How much more international degradation can we afford to allow our president to cause us?

 

The bad thing is, his latest rages seem set off by an apparent refresher course in world history, which sometimes comes off as a burst from a rusty old cannon from the Philippine-American war, for instance. Perhaps, reading again about atrocities committed by the supposedly more developed nations during their colonial campaigns, he sees himself as a man with a similar mission—in relation, that is, to the drug menace. How dare the colonizers stop him now from committing an atrocity or two!

 

At least he’s doing his homework now—in history at least, and however inappropriately. I seem to recall how, as president-elect, he enjoyed mocking his prospective cabinet members, referring to them as valedictorians, where he himself barely passed, and pointing out how situations were now reversed—they’d be working for him.

 

But Edgar Matobato would seem the ultimate poetic justice: he only finished grade one and was once a mere errand boy of Duterte’s family but probably knows too much.

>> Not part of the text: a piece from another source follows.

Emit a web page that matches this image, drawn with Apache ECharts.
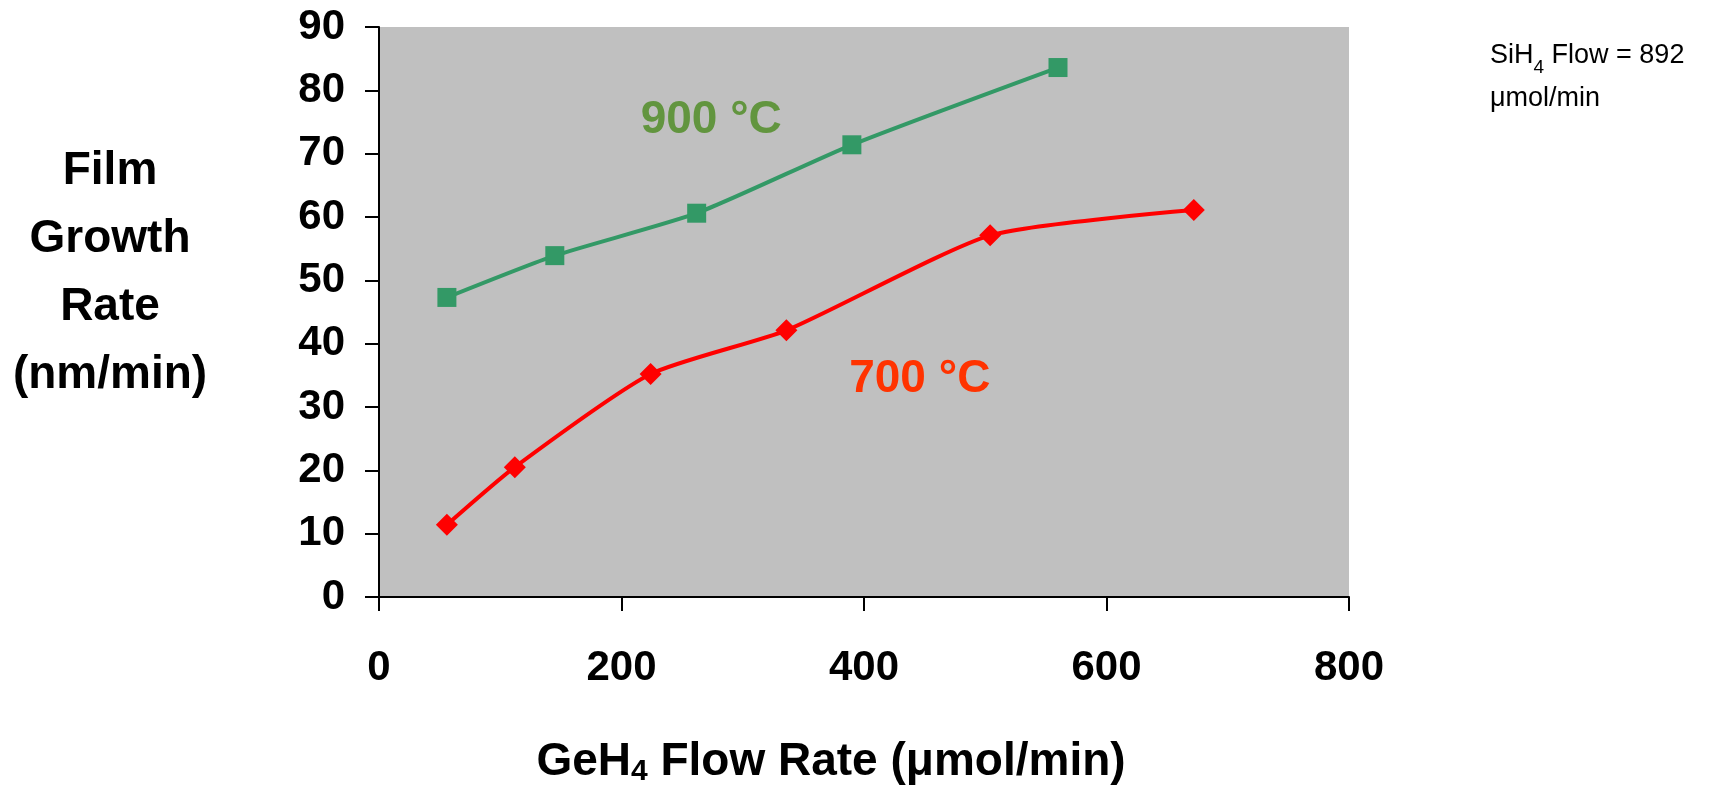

If Duterte is worried about him, he’s leaving him to his men who have obviously begun dealing with him— by shutting out and persecuting de Lima, for starters.

 

For his part, he continues to defend the extrajudicial killings, now numbering about 2,000 in just three months, but tends to dig himself a deeper hole. With a shrug, hands in pockets, looking straight at the TV camera, he challenges, “Who are those people, anyway?”

 

This president’s candor really scares the something out of me.